I work in the accounting department for our organization. There are four people primarily involved in the accounting work, and I’m finding it difficult to manage our department’s workload. My primary pain point is managing Accounts Payable. We have many vendors we use on a recurring basis so I set up templates within our Accounting team in Asana. Each template has sections (verify, record, pay, etc). Each section has the tasks that, the majority of the time, apply to that vendor’s bill (verify quantity, verify purchase price, record bill in QB, record payment in QB, pay vendor, approve vendor payment, etc). The template tasks have default assignees so there’s less guesswork associated with creating 10-30 projects a day for multiple vendors. The person who creates the projects is told to put the initial steps that are required as due today, just as a default, and put the final steps, which are payment-related, as due on the due date per the bill’s terms. This became very hard to manage, because if I wasn’t on a project it was difficult to determine where we were on our A/P or, if I was on the project, my task list became overwhelming with the sheer volume of projects/similarly named tasks due.
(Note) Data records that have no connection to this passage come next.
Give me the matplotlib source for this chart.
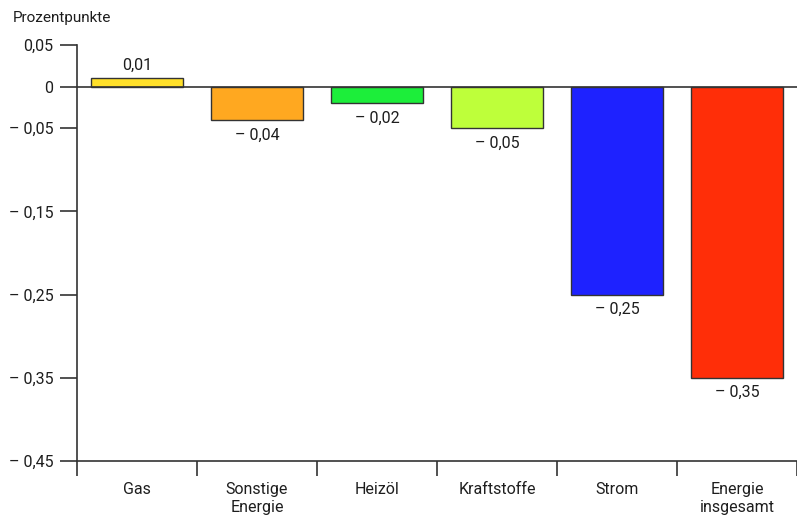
import numpy as np
import matplotlib.pyplot as plt

# =============================================================
# DATA
# =============================================================
categories = ['Gas', 'Sonstige\nEnergie', 'Heizöl', 'Kraftstoffe', 'Strom', 'Energie\ninsgesamt']
values     = [0.01, -0.04, -0.02, -0.05, -0.25, -0.35]
colors     = ['#FFE02A', '#FFA820', '#1CEE3A', '#BEFF3A', '#1E22FF', '#FF2E08']
ytick_vals = [0.05, 0, -0.05, -0.15, -0.25, -0.35, -0.45]


def fmt(v):
    if v == 0:
        return '0'
    s = f'{abs(v):.2f}'.replace('.', ',')
    return s if v > 0 else '\u2013 ' + s


plt.rcParams['font.family'] = ['Roboto', 'DejaVu Sans']
FS = 11.5
TXT = '#1e1e1e'

fig = plt.figure(figsize=(7.97, 5.17), dpi=100)
ax = fig.add_axes([77 / 797, 56 / 517, 720 / 797, 416 / 517])

x = np.arange(len(categories))
ax.bar(x, values, width=0.76, color=colors, edgecolor='#333333', linewidth=1.0, zorder=3)

ax.axhline(0, color='#333333', linewidth=1.2, zorder=4)

for xi, v in zip(x, values):
    if v >= 0:
        ax.text(xi, v + 0.007, fmt(v), ha='center', va='bottom', fontsize=FS, color=TXT)
    else:
        ax.text(xi, v - 0.009, fmt(v), ha='center', va='top', fontsize=FS, color=TXT)

ax.set_xlim(-0.5, len(categories) - 0.5)
ax.set_ylim(-0.45, 0.05)

ax.set_yticks(ytick_vals)
ax.set_yticklabels([fmt(v) for v in ytick_vals], fontsize=FS, color=TXT)
ax.tick_params(axis='y', direction='out', length=12, width=1.2, color='#333333', pad=5)

# category separators as ticks, labels in the middle
ax.set_xticks(np.arange(len(categories) + 1) - 0.5)
ax.set_xticklabels([])
ax.set_xticks(x, minor=True)
ax.set_xticklabels(categories, minor=True, fontsize=FS, color=TXT, linespacing=1.25)
ax.tick_params(axis='x', which='major', direction='out', length=11, width=1.2, color='#333333')
ax.tick_params(axis='x', which='minor', length=0, pad=15)

for side in ['top', 'right']:
    ax.spines[side].set_visible(False)
for side in ['left', 'bottom']:
    ax.spines[side].set_color('#333333')
    ax.spines[side].set_linewidth(1.2)

fig.text(13 / 797, 1 - 18 / 517, 'Prozentpunkte', fontsize=11, color=TXT, va='center')

fig.savefig('out.png', dpi=100)
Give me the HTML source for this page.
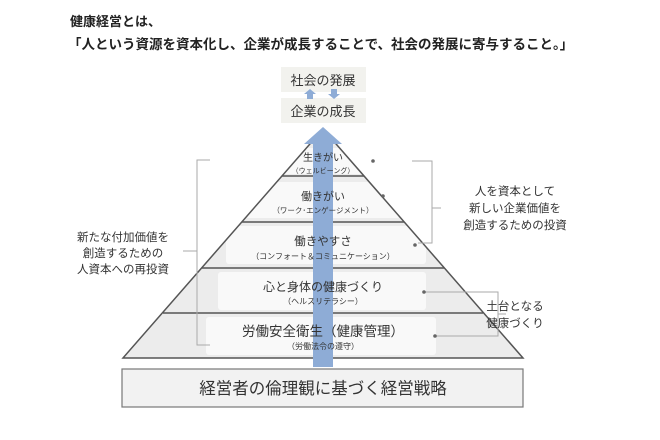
<!DOCTYPE html>
<html><head><meta charset="utf-8"><style>
body{margin:0;background:#fff;}
svg{display:block;font-family:"Liberation Sans","Noto Sans CJK JP",sans-serif;}
</style></head><body>
<svg width="660" height="440" viewBox="0 0 660 440" xmlns="http://www.w3.org/2000/svg">
<defs><clipPath id="pyr"><polygon points="323,129 523,358 123,358"/></clipPath></defs>
<text x="70" y="26" font-size="13" font-weight="bold" fill="#222">健康経営とは、</text>
<text x="68" y="49" font-size="13.5" font-weight="bold" fill="#222">「人という資源を資本化し、企業が成長することで、社会の発展に寄与すること。」</text>

<polygon points="323,129 523,358 123,358" fill="#ececec"/>
<g fill="#f9f9f9" clip-path="url(#pyr)">
<rect x="270" y="148" width="106" height="26" rx="3"/>
<rect x="246" y="182" width="154" height="36" rx="3"/>
<rect x="226" y="226" width="200" height="38" rx="3"/>
<rect x="218" y="272" width="208" height="38" rx="3"/>
<rect x="206" y="317" width="230" height="38" rx="3"/>
</g>
<polygon points="323,129 523,358 123,358" fill="none" stroke="#555" stroke-width="1.5"/>
<g stroke="#555" stroke-width="1.5">
<line x1="282" y1="176" x2="364" y2="176"/>
<line x1="242" y1="222" x2="404" y2="222"/>
<line x1="202" y1="268" x2="444" y2="268"/>
<line x1="163" y1="313" x2="483" y2="313"/>
</g>

<rect x="122" y="369" width="401" height="38" fill="#f2f2f2" stroke="#777" stroke-width="1.2"/>
<text x="323" y="394" font-size="16.5" text-anchor="middle" fill="#333">経営者の倫理観に基づく経営戦略</text>

<rect x="313" y="143" width="20" height="224" fill="#8eacd6"/>
<polygon points="323,127 342,144 304,144" fill="#8eacd6"/>

<rect x="281" y="67" width="85" height="25" fill="#f2f2ee"/>
<rect x="281" y="98" width="85" height="25" fill="#f2f2ee"/>
<text x="323" y="85" font-size="13" text-anchor="middle" fill="#333">社会の発展</text>
<text x="323" y="116" font-size="13" text-anchor="middle" fill="#333">企業の成長</text>
<polygon points="310,89 316,94 313,94 313,99 307,99 307,94 304,94" fill="#8eacd6"/>
<polygon points="334,99 340,94 337,94 337,89 331,89 331,94 328,94" fill="#8eacd6"/>

<g fill="#333" text-anchor="middle">
<text x="323" y="161" font-size="10">生きがい</text>
<text x="323" y="173" font-size="7">（ウェルビーング）</text>
<text x="323" y="200" font-size="11">働きがい</text>
<text x="323" y="213" font-size="7.5">（ワーク･エンゲージメント）</text>
<text x="323" y="245" font-size="11.5">働きやすさ</text>
<text x="323" y="259" font-size="8">（コンフォート＆コミュニケーション）</text>
<text x="323" y="291" font-size="12">心と身体の健康づくり</text>
<text x="323" y="304" font-size="8">（ヘルスリテラシー）</text>
<text x="323" y="336" font-size="13.5">労働安全衛生（健康管理）</text>
<text x="323" y="349" font-size="8">（労働法令の遵守）</text>
</g>

<g stroke="#aaa" stroke-width="1" fill="none">
<path d="M210,160 H197 V345 H210"/>
<line x1="183" y1="251" x2="197" y2="251"/>
<path d="M412,161 H432 V243 H418"/>
<line x1="432" y1="208" x2="441" y2="208"/>
<path d="M424,292 H498 V336 H435"/>
<line x1="498" y1="314" x2="506" y2="314"/>
</g>
<g fill="#666">
<circle cx="373" cy="161" r="1.8"/><circle cx="383" cy="196" r="1.8"/><circle cx="415" cy="245" r="1.8"/>
<circle cx="424" cy="292" r="1.8"/><circle cx="435" cy="336" r="1.8"/>
</g>

<g fill="#333" font-size="11.5" text-anchor="middle">
<text x="123" y="241">新たな付加価値を</text>
<text x="123" y="257">創造するための</text>
<text x="123" y="273">人資本への再投資</text>
<text x="515" y="195">人を資本として</text>
<text x="515" y="212">新しい企業価値を</text>
<text x="515" y="229">創造するための投資</text>
<text x="515" y="310">土台となる</text>
<text x="515" y="327">健康づくり</text>
</g>
</svg>
</body></html>
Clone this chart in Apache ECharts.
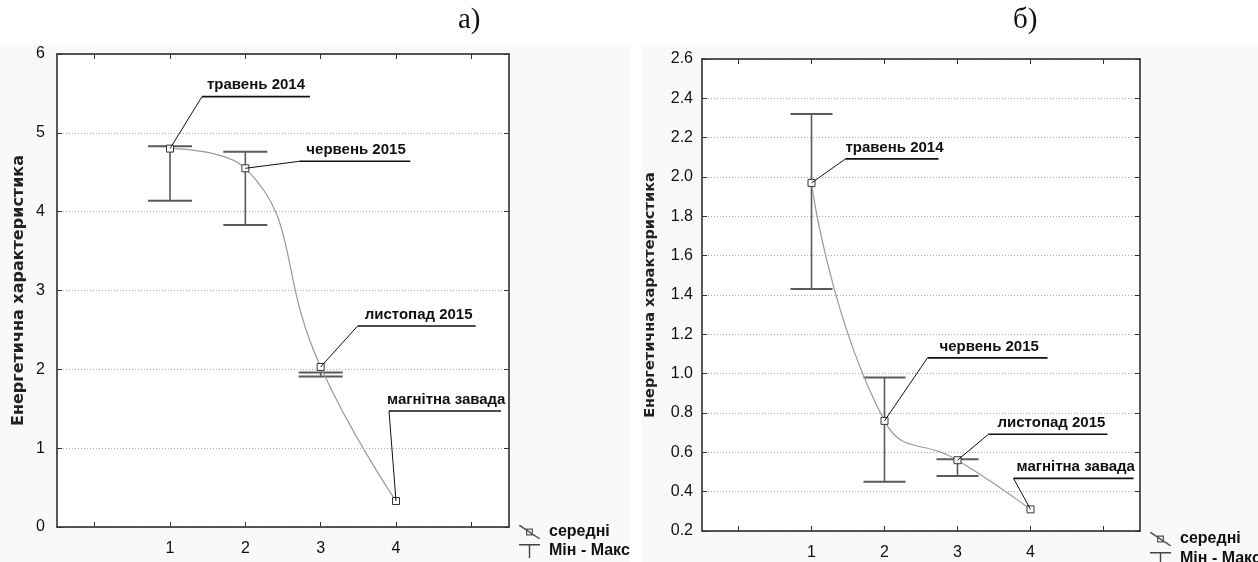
<!DOCTYPE html>
<html><head><meta charset="utf-8">
<script src="https://cdn.jsdelivr.net/npm/echarts@6/dist/echarts.min.js"></script>
<style>html,body{margin:0;padding:0;background:#fff}#c{width:1258px;height:562px}</style>
</head><body><div id="c"></div>
<script>
// ---------- data ----------
const xValues = [1, 2, 3, 4];
const xTickValues = [0, 1, 2, 3, 4, 5];
const xLabelValues = [1, 2, 3, 4];
const annoNames = ['травень 2014', 'червень 2015', 'листопад 2015', 'магнітна завада'];
const meanA = [4.80, 4.55, 2.03, 0.33];
const maxA  = [4.83, 4.76, 1.96, 0.33];
const minA  = [4.14, 3.83, 1.91, 0.33];
const meanB = [1.97, 0.76, 0.56, 0.31];
const maxB  = [2.32, 0.98, 0.565, 0.31];
const minB  = [1.43, 0.45, 0.48, 0.31];
const yAxisA = {min: 0, max: 6, interval: 1};
const yAxisB = {min: 0.2, max: 2.6, interval: 0.2};
const yName = 'Енергетична характеристика';
const legendNames = ['середні', 'Мін - Макс'];
const panelTitles = ['а)', 'б)'];

// ---------- annotation layout (pixel offsets, styling only) ----------
const annoLayoutA = {dx: [32, 54, 37, -7], dy: [-52, -7, -41, -90], len: [108, 111, 118, 112], tdx: [5, 7, 7, -2]};
const annoLayoutB = {dx: [34, 43, 31, -17], dy: [-24, -63, -26, -31], len: [93, 120, 119, 120], tdx: [0, 12, 9, 3]};

const SANS = "'Liberation Sans',Arial,sans-serif";

function errRender(capHalf) {
  return function (params, api) {
    const x = api.value(0);
    if (api.value(1) === api.value(2)) return null;
    const top = api.coord([x, api.value(2)]);
    const bot = api.coord([x, api.value(1)]);
    const st = {stroke: '#5a5a5a', lineWidth: 1.6};
    return {type: 'group', children: [
      {type: 'line', shape: {x1: top[0], y1: top[1], x2: bot[0], y2: bot[1]}, style: st},
      {type: 'line', shape: {x1: top[0] - capHalf, y1: top[1], x2: top[0] + capHalf, y2: top[1]}, style: {stroke: '#5a5a5a', lineWidth: 2}},
      {type: 'line', shape: {x1: bot[0] - capHalf, y1: bot[1], x2: bot[0] + capHalf, y2: bot[1]}, style: {stroke: '#5a5a5a', lineWidth: 2}}
    ]};
  };
}
function annoRender(layout) {
  return function (params, api) {
    const i = params.dataIndex;
    const p = api.coord([api.value(0), api.value(1)]);
    const sx = p[0] + layout.dx[i], sy = p[1] + layout.dy[i];
    return {type: 'group', children: [
      {type: 'line', shape: {x1: p[0], y1: p[1], x2: sx, y2: sy}, style: {stroke: '#111', lineWidth: 1}},
      {type: 'line', shape: {x1: sx, y1: sy, x2: sx + layout.len[i], y2: sy}, style: {stroke: '#111', lineWidth: 1.6}},
      {type: 'text', style: {text: annoNames[i], x: sx + layout.tdx[i], y: sy - 4, textAlign: 'left', textVerticalAlign: 'bottom',
        fill: '#111', font: 'bold 15px ' + SANS}}
    ]};
  };
}

function xAxes(gi) {
  const base = {type: 'value', gridIndex: gi, min: -0.5, max: 5.5,
    axisLine: {show: true, onZero: false, lineStyle: {color: '#222', width: 1.5}},
    splitLine: {show: false}};
  return [
    Object.assign({}, base, {position: 'bottom',
      axisTick: {show: true, inside: true, length: 5, customValues: xTickValues, lineStyle: {color: '#333'}},
      axisLabel: {show: true, customValues: xLabelValues, margin: 14, fontSize: 16, color: '#111', fontFamily: SANS}}),
    Object.assign({}, base, {position: 'top',
      axisTick: {show: true, inside: true, length: 5, customValues: xTickValues, lineStyle: {color: '#333'}},
      axisLabel: {show: false}})
  ];
}
function yAxes(gi, cfg, fmt, nameGap, nameSize, labelMargin) {
  const base = {type: 'value', gridIndex: gi, min: cfg.min, max: cfg.max, interval: cfg.interval,
    axisLine: {show: true, onZero: false, lineStyle: {color: '#222', width: 1.5}},
    axisTick: {show: true, inside: true, length: 5, lineStyle: {color: '#333'}}};
  return [
    Object.assign({}, base, {position: 'left', name: yName, nameLocation: 'middle', nameGap: nameGap,
      nameTextStyle: {fontWeight: 'bold', fontSize: nameSize, color: '#222', fontFamily: "'DejaVu Sans',sans-serif"},
      axisLabel: {show: true, margin: labelMargin, fontSize: 16, color: '#111', fontFamily: SANS, formatter: fmt},
      splitLine: {show: true, lineStyle: {color: '#aaa', type: [1, 2], width: 1}}}),
    Object.assign({}, base, {position: 'right', axisLabel: {show: false}, splitLine: {show: false}})
  ];
}

const legendIconMean = 'path://M0,0 L1.6,0 L24,15 L24,16 L22.4,16 L0,1 Z M8,4 L16,4 L16,12 L8,12 Z M9.4,5.4 L9.4,10.6 L14.6,10.6 L14.6,5.4 Z';
const legendIconErr = 'path://M0,0 L24,0 L24,1.6 L12.8,1.6 L12.8,16 L11.2,16 L11.2,1.6 L0,1.6 Z';

function legendItem(k, left, top) {
  return {left: left, top: top, orient: 'vertical', padding: 0, itemWidth: 23, itemHeight: 14,
    selectedMode: false,
    textStyle: {fontFamily: SANS, fontWeight: 'bold', fontSize: 16, color: '#111', padding: [0, 0, 0, 3]},
    data: [k === 0
      ? {name: legendNames[0], icon: legendIconMean, itemStyle: {color: '#555', borderWidth: 0}}
      : {name: legendNames[1], icon: legendIconErr, itemStyle: {color: '#444', borderWidth: 0}}]};
}

function seriesFor(gi, mean, mn, mx, layout, capHalf) {
  const xi = gi * 2, yi = gi * 2;
  return [
    {type: 'custom', name: legendNames[1], xAxisIndex: xi, yAxisIndex: yi, z: 1,
      itemStyle: {color: '#444'},
      renderItem: errRender(capHalf), encode: {x: 0, y: [1, 2]},
      data: xValues.map((x, i) => [x, mn[i], mx[i]])},
    {type: 'line', name: legendNames[0], xAxisIndex: xi, yAxisIndex: yi, z: 3,
      smooth: 0.5, symbol: 'rect', symbolSize: 7,
      lineStyle: {color: '#9a9a9a', width: 1.2},
      itemStyle: {color: '#fff', borderColor: '#333', borderWidth: 1},
      data: xValues.map((x, i) => [x, mean[i]])},
    {type: 'custom', name: 'anno' + gi, xAxisIndex: xi, yAxisIndex: yi, z: 4, silent: true,
      renderItem: annoRender(layout), encode: {x: 0, y: 1},
      data: xValues.map((x, i) => [x, mean[i]])}
  ];
}

const chart = echarts.init(document.getElementById('c'), null, {renderer: 'canvas'});
chart.setOption({
  animation: false,
  backgroundColor: '#fff',
  graphic: [
    {type: 'rect', z: -100, shape: {x: 0, y: 45, width: 630, height: 517}, style: {fill: '#f9f9f9'}},
    {type: 'rect', z: -100, shape: {x: 641, y: 45, width: 617, height: 517}, style: {fill: '#f9f9f9'}},
    {type: 'text', left: 458, top: 6, style: {text: panelTitles[0], font: '29px "Liberation Serif",serif', fill: '#111'}},
    {type: 'text', left: 1013, top: 6, style: {text: panelTitles[1], font: '29px "Liberation Serif",serif', fill: '#111'}}
  ],
  grid: [
    {left: 57, top: 54, width: 452, height: 473, show: true, backgroundColor: '#fff', borderWidth: 0},
    {left: 702, top: 59, width: 438, height: 472, show: true, backgroundColor: '#fff', borderWidth: 0}
  ],
  xAxis: [].concat(xAxes(0), xAxes(1)),
  yAxis: [].concat(
    yAxes(0, yAxisA, v => String(v), 30, 16, 12),
    yAxes(1, yAxisB, v => v.toFixed(1), 44, 14.5, 9)
  ),
  legend: [legendItem(0, 519, 524), legendItem(1, 519, 543), legendItem(0, 1150, 531), legendItem(1, 1150, 551)],
  series: [].concat(
    seriesFor(0, meanA, minA, maxA, annoLayoutA, 22),
    seriesFor(1, meanB, minB, maxB, annoLayoutB, 21)
  )
});
</script></body></html>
I created a Bill Tracking project with sections based on the type of task (ex. verify invoice, record in QB, pay vendor) in order to have a bird’s eye view of the A/P process. All the A/P templates are tied to this project, so they’re added automatically. It’s helpful to see what payments need to be made this week, or which invoices we’ve had for a week but the person assigned to it hasn’t looked at it. This is important because just because we’ve gotten an invoice doesn’t mean it’s in our accounting system because it may not have been verified, and knowing it’s close to being due helps to prioritize which invoices we need to look at sooner rather than later. But the problem I’ve found is that this has been overwhelming in a different way.
I’m concerned that having a project for each bill is the wrong way to go about managing the A/P process. The rest of my company is in Asana, and I’d like to find a solution that works for my department. Does anyone have any tips on how to manage their workload that (1) involves a high volume of similar but different projects and (2) involves multiple people?